We discuss the (non-)implications to the SV source below, but notice the strength of these negative results the moment the source becomes a little bit more “adversarial” as compared to the SV source. In particular, useful mechanisms in differential privacy (called “non-trivial” by [DLMV12]) aim to achieve utility \(\rho \) (with respect to the uniform distribution) which only depends on the differential privacy \(\varepsilon \), and not on the size N of the database D. This means that the value \(\log (\varepsilon \rho )\) is typically upper bounded by some constant \(c=O(1)\). For such “non-trivial” mechanisms, our negative results say that differential privacy is impossible with (1) weak sources even when the min-entropy \(k = n - O(1)\); (2) block sources even when the min-entropy \(k = m - O(1)\); (3) BCL sources even when the number of interventions \(b=\varOmega (1)\). So what prevented us from strong impossibility for the SV sources, as is expected given the feasibility results of [DLMV12]? The short answer is that the separability of the SV sources given by Lemma 2 (c) is just not good enough to yield very strong results. We explain it in more detail in [DY14].

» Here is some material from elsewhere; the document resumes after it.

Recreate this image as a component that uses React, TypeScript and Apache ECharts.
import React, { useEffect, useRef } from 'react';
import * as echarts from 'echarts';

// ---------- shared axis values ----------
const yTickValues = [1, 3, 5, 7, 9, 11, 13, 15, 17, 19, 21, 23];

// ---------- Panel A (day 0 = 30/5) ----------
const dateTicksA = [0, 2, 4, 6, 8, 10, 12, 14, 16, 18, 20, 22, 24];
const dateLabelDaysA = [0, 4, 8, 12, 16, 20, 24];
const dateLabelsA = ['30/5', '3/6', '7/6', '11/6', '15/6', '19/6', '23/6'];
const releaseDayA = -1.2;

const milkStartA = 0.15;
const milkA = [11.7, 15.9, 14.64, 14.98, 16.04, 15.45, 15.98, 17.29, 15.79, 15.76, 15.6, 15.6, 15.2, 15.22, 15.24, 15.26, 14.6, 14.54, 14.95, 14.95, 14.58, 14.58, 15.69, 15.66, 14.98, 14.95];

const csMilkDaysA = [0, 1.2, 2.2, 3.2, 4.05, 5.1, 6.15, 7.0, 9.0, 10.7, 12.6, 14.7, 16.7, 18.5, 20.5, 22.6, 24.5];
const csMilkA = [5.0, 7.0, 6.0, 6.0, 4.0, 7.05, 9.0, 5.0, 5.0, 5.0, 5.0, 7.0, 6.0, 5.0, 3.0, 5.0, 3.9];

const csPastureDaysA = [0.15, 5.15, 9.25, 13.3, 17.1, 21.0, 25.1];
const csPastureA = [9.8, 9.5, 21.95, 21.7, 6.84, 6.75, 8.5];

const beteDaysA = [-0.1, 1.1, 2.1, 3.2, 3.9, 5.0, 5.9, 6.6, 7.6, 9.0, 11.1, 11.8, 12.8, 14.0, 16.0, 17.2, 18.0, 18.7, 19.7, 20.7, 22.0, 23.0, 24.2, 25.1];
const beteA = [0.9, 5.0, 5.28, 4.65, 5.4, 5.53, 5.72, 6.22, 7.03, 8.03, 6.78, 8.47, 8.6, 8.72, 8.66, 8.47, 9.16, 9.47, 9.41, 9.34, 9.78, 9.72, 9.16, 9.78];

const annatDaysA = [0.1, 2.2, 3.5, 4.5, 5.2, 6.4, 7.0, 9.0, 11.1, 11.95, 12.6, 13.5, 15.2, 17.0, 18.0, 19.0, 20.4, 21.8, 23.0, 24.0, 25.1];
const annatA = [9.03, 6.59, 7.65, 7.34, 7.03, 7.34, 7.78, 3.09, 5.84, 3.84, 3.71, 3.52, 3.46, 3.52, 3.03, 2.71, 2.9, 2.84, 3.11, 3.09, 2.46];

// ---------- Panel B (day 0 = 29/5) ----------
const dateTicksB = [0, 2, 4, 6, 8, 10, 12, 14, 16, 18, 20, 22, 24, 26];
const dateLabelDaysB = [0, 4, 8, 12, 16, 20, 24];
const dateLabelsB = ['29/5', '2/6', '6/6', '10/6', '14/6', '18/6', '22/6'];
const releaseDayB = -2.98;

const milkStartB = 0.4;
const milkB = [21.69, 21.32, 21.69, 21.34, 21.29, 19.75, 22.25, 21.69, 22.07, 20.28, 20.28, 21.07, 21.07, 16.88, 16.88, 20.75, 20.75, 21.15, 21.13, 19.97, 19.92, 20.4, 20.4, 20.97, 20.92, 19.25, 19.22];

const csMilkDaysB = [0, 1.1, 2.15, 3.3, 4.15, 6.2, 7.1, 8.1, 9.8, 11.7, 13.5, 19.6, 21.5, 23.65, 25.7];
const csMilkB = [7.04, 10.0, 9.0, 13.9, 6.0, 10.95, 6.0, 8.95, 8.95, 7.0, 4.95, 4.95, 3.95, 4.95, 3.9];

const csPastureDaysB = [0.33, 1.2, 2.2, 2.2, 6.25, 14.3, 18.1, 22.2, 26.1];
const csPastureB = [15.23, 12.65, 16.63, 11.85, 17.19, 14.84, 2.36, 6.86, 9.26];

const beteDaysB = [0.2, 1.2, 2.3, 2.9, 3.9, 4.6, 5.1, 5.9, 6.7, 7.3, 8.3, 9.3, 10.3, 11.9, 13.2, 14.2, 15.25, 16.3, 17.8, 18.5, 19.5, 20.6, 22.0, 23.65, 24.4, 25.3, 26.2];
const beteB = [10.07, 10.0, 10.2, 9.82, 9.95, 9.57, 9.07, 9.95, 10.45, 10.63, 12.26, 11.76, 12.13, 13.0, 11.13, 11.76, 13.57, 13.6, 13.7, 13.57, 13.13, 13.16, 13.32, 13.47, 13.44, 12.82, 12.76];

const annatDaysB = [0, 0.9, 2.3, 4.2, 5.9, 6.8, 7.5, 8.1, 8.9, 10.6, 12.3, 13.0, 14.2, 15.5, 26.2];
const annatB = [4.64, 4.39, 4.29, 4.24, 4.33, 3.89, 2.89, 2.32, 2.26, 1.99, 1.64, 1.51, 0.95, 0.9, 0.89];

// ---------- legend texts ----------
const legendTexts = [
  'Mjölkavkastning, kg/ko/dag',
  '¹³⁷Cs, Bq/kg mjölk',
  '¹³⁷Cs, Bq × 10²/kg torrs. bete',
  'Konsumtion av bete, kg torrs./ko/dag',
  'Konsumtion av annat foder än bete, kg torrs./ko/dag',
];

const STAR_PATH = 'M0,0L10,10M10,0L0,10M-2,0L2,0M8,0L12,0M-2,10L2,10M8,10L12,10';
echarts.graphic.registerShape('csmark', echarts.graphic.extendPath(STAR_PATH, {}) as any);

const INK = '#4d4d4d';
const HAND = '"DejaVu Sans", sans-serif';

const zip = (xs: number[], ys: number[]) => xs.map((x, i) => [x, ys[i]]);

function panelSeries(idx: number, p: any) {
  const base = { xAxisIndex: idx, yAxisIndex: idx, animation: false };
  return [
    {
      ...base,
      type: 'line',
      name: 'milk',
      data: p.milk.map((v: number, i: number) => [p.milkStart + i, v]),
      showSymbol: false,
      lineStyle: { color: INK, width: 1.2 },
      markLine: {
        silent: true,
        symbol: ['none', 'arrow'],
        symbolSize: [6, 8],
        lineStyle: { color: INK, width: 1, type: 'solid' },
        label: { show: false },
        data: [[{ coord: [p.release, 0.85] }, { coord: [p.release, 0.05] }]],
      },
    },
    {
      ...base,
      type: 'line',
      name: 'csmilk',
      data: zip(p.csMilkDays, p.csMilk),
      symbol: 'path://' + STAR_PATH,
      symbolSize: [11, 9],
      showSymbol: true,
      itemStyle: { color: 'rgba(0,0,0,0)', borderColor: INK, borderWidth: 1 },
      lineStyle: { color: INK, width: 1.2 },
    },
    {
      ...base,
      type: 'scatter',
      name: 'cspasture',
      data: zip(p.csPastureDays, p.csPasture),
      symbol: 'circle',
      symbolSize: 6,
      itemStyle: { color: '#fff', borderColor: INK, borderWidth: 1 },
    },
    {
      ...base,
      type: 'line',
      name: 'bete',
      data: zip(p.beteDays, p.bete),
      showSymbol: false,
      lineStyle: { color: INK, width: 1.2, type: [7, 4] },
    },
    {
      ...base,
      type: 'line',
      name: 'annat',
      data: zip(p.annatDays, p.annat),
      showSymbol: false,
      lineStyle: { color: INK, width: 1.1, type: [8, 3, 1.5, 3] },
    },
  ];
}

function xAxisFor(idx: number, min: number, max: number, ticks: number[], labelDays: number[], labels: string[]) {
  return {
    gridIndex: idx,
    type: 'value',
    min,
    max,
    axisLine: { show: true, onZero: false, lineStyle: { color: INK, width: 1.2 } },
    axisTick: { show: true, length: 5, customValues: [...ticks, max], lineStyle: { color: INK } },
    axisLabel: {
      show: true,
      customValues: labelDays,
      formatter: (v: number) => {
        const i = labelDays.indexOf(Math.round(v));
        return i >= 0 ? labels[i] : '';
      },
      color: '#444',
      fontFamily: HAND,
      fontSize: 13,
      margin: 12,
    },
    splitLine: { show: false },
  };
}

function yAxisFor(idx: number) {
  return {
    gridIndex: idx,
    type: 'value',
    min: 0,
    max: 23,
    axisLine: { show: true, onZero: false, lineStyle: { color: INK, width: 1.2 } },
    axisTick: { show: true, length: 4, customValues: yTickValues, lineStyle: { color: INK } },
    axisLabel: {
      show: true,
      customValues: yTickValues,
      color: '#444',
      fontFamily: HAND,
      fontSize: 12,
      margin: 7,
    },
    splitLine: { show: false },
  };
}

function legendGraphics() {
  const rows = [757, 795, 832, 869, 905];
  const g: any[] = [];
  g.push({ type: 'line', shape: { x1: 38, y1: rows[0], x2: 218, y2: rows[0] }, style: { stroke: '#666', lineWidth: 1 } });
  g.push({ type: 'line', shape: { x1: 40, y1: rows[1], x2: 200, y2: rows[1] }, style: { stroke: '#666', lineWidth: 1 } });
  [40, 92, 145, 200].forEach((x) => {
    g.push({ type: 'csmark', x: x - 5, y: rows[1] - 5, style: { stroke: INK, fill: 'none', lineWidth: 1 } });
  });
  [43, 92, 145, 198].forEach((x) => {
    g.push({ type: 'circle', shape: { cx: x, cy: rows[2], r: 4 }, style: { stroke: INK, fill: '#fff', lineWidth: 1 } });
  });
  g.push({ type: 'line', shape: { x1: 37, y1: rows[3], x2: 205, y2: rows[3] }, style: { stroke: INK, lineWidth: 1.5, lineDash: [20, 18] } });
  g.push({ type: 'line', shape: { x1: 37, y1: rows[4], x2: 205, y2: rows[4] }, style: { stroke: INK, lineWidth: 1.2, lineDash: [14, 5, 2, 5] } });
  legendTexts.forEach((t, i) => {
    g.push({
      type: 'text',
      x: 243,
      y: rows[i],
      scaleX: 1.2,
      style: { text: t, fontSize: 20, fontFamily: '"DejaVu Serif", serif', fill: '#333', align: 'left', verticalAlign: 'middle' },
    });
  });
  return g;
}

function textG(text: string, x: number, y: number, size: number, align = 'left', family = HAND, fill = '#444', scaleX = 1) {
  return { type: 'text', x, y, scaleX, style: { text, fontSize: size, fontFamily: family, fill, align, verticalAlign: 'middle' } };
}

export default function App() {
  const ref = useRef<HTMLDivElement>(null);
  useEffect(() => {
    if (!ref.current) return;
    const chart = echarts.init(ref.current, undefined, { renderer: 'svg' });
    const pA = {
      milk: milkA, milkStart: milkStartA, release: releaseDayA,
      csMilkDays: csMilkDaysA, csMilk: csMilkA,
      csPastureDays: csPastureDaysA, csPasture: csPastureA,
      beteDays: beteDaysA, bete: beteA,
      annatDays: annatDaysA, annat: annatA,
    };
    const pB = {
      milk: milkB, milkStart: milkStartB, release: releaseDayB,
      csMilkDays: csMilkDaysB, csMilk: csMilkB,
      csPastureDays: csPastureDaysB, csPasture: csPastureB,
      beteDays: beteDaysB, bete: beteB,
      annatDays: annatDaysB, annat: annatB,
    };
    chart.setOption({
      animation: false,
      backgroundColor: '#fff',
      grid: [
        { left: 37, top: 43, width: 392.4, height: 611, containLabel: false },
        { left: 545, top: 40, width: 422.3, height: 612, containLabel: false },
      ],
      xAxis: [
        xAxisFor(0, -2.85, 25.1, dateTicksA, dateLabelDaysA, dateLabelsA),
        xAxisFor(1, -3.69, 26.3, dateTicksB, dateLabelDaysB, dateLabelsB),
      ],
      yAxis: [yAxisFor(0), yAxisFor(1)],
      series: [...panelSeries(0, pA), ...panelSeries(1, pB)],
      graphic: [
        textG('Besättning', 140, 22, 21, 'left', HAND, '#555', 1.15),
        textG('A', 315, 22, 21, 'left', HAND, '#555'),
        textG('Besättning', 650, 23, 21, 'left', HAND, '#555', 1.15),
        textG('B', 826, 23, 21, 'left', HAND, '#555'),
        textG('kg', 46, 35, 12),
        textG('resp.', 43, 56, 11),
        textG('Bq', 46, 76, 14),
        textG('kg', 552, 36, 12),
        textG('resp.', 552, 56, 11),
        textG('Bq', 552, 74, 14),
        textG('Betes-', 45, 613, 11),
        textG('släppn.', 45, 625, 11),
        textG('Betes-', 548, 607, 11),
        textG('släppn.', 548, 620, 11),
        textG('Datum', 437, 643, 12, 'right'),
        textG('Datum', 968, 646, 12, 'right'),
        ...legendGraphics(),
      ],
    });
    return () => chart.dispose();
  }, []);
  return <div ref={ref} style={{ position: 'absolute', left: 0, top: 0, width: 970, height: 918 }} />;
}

5.3 Comparing Impossibility Results for Traditional and Differential Privacy

In this section, we compare the impossibility of traditional privacy and differential privacy (see Table 2). For traditional privacy, we consider bit extractor, bit encryption scheme, weak bit commitment, and bit T-secret sharing (i.e., set \(T = 2\) for concreteness). We observe that the impossibility results for differential privacy are only marginally weaker than those for traditional privacy.

In particular, while a very “structured” (and, hence, rather unrealistic) SV source is sufficient to guarantee loose, but non-trivial differential privacy, without guaranteeing (strong-enough) traditional privacy, once the source becomes more realistic (e.g., number of interventions b becomes super-constant, or one removes the conditional entropy guarantee within different blocks), both notions of privacy become impossible extremely quickly. In other words, despite the surprising feasibility result of [DLMV12] regarding differential privacy with SV sources, the prevalent opinion that “privacy is impossible with realistic weak randomness” appears to be rather accurate.